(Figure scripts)
>>>>>

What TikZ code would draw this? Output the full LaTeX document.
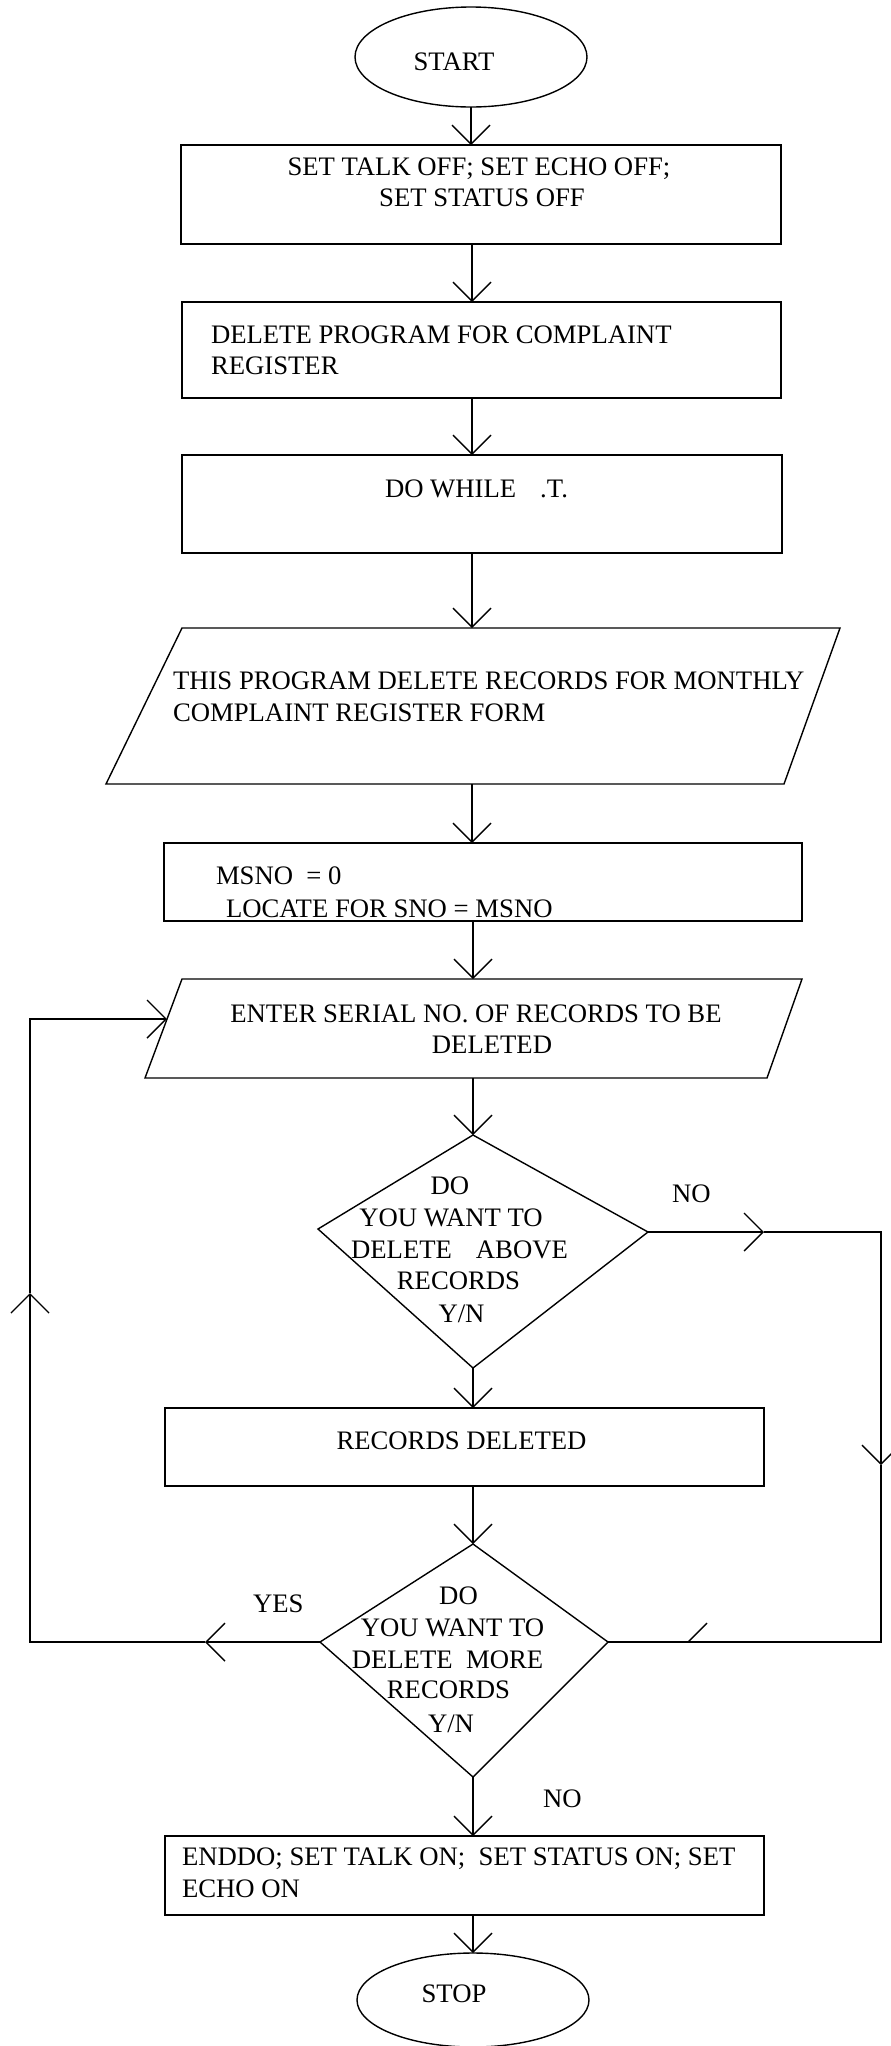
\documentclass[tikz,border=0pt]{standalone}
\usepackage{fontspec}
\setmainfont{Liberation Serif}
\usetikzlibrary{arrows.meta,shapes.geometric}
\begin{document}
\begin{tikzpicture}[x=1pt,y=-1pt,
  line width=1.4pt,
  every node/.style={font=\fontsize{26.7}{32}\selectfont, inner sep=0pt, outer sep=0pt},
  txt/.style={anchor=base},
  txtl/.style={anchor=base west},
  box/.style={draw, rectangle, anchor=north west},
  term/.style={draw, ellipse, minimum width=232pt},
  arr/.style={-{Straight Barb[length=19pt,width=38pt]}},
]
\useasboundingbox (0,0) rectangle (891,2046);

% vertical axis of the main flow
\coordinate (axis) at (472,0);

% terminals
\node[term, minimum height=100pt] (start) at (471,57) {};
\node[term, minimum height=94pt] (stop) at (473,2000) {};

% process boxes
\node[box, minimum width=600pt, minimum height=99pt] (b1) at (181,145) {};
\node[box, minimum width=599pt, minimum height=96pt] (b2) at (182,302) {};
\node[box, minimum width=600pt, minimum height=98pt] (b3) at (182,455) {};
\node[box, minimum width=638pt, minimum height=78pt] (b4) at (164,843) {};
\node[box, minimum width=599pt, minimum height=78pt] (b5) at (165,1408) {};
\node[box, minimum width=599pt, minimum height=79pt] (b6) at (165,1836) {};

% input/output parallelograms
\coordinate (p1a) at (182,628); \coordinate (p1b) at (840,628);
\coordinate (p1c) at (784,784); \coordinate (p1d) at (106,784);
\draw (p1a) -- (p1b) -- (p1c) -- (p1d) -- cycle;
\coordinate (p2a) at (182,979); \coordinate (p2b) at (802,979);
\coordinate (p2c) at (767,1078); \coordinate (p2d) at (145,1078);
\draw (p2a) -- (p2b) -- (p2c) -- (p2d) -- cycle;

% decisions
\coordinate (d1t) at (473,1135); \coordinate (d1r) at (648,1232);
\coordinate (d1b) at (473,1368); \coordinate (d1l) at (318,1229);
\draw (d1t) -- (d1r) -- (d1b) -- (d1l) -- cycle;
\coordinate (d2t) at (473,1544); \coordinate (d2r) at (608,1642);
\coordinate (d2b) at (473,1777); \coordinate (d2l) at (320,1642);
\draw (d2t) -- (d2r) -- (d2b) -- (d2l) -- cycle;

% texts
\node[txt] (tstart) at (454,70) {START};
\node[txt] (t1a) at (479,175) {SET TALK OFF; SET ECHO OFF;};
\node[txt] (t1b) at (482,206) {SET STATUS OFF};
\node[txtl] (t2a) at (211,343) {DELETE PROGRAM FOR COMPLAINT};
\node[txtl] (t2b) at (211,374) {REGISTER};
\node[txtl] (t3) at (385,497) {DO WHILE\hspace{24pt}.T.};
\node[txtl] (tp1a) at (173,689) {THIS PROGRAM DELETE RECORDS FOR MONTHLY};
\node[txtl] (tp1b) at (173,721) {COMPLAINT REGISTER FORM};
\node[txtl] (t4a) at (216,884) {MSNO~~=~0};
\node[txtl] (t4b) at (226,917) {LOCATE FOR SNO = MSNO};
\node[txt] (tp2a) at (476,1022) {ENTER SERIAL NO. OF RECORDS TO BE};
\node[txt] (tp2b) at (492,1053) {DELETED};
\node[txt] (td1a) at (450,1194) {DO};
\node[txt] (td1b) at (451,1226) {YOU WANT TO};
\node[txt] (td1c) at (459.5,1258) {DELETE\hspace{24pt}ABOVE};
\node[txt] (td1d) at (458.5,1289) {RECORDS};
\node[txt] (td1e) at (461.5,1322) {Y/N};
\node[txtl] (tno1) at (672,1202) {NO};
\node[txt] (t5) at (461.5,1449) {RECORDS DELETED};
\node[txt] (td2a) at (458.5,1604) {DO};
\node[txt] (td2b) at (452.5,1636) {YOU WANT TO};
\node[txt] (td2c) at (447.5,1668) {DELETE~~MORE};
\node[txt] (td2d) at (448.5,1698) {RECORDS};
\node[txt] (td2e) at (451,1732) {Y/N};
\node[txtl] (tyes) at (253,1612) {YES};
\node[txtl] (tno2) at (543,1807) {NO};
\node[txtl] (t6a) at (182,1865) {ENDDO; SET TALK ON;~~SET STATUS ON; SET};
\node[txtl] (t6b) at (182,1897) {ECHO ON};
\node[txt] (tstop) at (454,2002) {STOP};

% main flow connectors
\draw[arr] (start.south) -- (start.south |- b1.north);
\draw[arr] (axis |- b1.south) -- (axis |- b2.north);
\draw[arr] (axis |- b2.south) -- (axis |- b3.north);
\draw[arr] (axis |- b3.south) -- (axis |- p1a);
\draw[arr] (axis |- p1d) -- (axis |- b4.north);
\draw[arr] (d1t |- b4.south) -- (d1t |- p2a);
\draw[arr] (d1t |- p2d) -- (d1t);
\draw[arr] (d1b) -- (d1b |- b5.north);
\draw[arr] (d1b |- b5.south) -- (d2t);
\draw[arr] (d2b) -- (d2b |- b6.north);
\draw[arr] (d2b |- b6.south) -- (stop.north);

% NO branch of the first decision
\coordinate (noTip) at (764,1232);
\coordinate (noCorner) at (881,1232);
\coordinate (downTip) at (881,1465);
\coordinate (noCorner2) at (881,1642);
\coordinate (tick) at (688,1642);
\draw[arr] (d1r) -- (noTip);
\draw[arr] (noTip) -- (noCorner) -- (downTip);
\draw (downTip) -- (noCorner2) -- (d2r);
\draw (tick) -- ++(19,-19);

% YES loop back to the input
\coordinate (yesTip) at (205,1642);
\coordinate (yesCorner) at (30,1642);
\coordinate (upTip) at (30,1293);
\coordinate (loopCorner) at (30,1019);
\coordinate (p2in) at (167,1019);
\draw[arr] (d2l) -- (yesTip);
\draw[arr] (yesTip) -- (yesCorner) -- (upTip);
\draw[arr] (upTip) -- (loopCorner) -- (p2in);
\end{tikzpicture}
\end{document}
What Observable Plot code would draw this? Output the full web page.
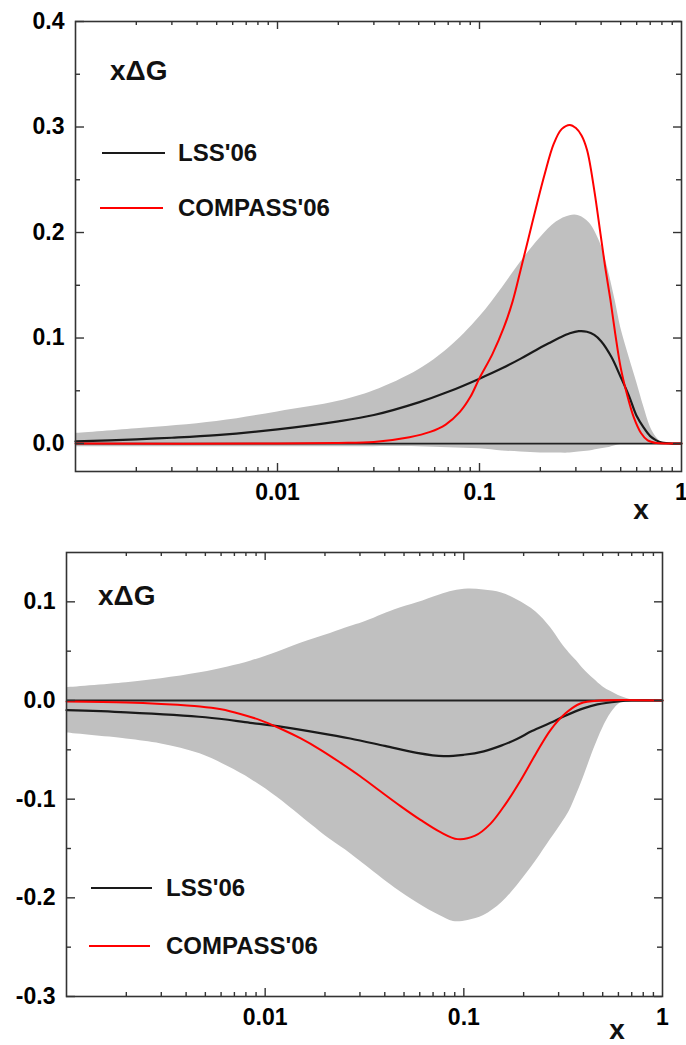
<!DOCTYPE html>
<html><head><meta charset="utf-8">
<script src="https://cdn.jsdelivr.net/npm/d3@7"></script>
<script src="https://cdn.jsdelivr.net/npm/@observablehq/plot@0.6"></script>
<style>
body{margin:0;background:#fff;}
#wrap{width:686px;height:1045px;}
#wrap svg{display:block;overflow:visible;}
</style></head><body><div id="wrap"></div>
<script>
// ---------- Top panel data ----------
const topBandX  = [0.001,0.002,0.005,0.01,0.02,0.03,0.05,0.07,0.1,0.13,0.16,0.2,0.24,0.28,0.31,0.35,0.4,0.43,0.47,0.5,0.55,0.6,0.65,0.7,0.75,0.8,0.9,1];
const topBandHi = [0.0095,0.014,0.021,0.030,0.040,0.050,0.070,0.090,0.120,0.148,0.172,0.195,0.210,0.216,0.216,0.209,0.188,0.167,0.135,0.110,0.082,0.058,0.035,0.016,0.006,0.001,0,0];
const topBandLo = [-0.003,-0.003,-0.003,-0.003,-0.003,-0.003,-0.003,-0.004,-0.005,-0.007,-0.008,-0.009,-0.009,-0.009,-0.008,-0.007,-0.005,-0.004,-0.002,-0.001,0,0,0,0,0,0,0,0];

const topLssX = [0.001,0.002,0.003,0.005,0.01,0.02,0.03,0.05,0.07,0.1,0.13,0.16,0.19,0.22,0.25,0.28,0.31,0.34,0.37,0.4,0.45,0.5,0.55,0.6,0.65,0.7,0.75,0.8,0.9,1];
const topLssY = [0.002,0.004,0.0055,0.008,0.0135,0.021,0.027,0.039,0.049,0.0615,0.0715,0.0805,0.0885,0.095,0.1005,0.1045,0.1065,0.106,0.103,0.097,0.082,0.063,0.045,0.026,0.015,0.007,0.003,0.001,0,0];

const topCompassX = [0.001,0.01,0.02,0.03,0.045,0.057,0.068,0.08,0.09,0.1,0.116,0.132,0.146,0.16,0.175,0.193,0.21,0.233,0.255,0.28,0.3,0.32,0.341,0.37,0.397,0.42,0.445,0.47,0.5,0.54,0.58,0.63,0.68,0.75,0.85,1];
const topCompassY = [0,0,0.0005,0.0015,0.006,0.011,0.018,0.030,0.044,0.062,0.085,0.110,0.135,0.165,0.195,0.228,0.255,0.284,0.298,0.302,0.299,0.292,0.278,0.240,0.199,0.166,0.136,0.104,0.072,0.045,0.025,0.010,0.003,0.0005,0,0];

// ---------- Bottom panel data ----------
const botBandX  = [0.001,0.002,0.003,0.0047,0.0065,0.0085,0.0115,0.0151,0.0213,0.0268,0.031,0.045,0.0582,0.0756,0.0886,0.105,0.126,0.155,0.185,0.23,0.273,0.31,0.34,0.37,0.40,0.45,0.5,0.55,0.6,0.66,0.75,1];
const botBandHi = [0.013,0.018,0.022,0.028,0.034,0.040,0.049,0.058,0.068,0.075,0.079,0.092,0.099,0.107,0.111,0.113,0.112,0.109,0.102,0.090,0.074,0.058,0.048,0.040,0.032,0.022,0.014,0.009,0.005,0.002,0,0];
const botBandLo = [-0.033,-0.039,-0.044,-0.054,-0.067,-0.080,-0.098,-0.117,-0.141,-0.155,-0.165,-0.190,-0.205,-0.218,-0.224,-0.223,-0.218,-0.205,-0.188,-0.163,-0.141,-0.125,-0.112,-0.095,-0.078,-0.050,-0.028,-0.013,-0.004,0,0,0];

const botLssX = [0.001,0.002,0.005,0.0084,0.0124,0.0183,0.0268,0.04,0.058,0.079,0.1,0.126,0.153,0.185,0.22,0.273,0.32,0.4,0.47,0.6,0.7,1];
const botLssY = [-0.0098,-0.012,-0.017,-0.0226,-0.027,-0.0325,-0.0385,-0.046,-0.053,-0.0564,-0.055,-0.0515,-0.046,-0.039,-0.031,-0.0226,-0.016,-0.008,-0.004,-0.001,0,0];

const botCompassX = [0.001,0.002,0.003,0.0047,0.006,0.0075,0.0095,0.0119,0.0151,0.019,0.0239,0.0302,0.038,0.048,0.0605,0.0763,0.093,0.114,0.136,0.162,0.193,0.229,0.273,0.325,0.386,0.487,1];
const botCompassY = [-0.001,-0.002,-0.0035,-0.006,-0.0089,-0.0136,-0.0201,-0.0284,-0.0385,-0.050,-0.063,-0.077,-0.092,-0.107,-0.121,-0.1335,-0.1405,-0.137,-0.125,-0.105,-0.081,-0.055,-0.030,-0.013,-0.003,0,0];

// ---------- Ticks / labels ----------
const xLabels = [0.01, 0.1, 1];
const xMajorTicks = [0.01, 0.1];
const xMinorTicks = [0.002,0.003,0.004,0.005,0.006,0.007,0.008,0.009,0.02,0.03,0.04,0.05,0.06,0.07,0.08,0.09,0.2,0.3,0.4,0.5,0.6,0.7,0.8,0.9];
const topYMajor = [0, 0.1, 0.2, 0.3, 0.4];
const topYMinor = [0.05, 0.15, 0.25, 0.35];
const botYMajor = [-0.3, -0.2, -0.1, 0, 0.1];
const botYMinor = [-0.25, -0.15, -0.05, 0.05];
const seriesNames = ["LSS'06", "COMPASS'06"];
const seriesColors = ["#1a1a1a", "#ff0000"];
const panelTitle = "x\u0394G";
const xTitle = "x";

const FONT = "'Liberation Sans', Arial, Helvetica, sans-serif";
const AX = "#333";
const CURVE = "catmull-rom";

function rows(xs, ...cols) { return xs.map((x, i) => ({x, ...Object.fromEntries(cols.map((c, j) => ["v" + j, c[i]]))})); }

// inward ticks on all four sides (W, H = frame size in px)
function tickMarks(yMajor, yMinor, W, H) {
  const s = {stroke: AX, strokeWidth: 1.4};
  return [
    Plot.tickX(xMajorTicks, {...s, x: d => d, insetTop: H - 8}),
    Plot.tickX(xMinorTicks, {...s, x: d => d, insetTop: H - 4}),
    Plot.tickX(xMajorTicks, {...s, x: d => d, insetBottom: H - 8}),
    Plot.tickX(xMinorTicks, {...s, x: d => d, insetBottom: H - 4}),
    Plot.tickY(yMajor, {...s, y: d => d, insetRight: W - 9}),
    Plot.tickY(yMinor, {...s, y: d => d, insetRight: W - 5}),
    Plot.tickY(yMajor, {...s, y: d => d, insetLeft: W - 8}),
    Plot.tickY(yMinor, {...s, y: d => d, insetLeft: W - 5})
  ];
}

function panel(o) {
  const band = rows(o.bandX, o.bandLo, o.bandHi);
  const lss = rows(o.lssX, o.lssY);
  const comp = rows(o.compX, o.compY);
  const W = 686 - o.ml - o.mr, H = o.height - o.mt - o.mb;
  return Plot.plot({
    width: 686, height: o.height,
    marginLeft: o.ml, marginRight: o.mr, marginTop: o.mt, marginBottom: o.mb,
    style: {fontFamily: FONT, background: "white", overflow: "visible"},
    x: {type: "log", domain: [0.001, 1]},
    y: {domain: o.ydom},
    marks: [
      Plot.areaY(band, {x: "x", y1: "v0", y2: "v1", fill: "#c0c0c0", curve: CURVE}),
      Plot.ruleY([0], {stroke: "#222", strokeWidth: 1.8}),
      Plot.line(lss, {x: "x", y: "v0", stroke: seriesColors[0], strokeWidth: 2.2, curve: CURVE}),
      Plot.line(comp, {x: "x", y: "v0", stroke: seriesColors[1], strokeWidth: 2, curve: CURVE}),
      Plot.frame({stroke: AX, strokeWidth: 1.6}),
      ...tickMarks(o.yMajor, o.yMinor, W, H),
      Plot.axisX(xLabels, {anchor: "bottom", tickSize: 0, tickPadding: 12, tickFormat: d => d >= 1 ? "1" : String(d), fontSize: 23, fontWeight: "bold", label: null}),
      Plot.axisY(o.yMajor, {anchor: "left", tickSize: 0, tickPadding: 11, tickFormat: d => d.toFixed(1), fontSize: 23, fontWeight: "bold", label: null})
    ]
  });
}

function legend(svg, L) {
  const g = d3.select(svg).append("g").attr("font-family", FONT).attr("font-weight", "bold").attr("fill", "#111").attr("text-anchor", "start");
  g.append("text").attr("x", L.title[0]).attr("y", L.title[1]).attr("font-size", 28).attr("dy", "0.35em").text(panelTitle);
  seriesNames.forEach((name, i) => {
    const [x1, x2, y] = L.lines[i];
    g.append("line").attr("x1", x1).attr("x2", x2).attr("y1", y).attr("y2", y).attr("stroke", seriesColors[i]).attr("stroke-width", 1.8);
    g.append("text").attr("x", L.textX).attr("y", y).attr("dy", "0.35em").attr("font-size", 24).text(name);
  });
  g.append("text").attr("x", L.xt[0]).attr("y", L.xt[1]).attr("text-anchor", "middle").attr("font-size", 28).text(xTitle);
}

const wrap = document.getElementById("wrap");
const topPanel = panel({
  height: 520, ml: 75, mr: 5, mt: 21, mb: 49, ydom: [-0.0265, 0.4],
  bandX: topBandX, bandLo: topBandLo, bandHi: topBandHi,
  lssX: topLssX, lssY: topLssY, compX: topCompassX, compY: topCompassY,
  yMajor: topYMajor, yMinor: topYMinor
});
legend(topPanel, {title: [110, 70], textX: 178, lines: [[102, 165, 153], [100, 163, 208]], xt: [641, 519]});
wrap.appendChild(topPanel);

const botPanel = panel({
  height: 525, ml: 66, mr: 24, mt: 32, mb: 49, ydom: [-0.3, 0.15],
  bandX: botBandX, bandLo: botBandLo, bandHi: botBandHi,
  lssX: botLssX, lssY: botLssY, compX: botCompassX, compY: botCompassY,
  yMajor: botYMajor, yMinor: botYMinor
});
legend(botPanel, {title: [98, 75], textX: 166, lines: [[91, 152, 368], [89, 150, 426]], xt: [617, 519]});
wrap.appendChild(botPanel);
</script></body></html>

<<<<<

▸ What the task asks: With all pictures left out, please transcribe exactly the lines from the start of the material through the line with "minimum height=94pt] (stop)".

▸ Result for this exercise:
What TikZ code would draw this? Output the full LaTeX document.
\documentclass[tikz,border=0pt]{standalone}
\usepackage{fontspec}
\setmainfont{Liberation Serif}
\usetikzlibrary{arrows.meta,shapes.geometric}
\begin{document}
\begin{tikzpicture}[x=1pt,y=-1pt,
  line width=1.4pt,
  every node/.style={font=\fontsize{26.7}{32}\selectfont, inner sep=0pt, outer sep=0pt},
  txt/.style={anchor=base},
  txtl/.style={anchor=base west},
  box/.style={draw, rectangle, anchor=north west},
  term/.style={draw, ellipse, minimum width=232pt},
  arr/.style={-{Straight Barb[length=19pt,width=38pt]}},
]
\useasboundingbox (0,0) rectangle (891,2046);

% vertical axis of the main flow
\coordinate (axis) at (472,0);

% terminals
\node[term, minimum height=100pt] (start) at (471,57) {};
\node[term, minimum height=94pt] (stop) at (473,2000) {};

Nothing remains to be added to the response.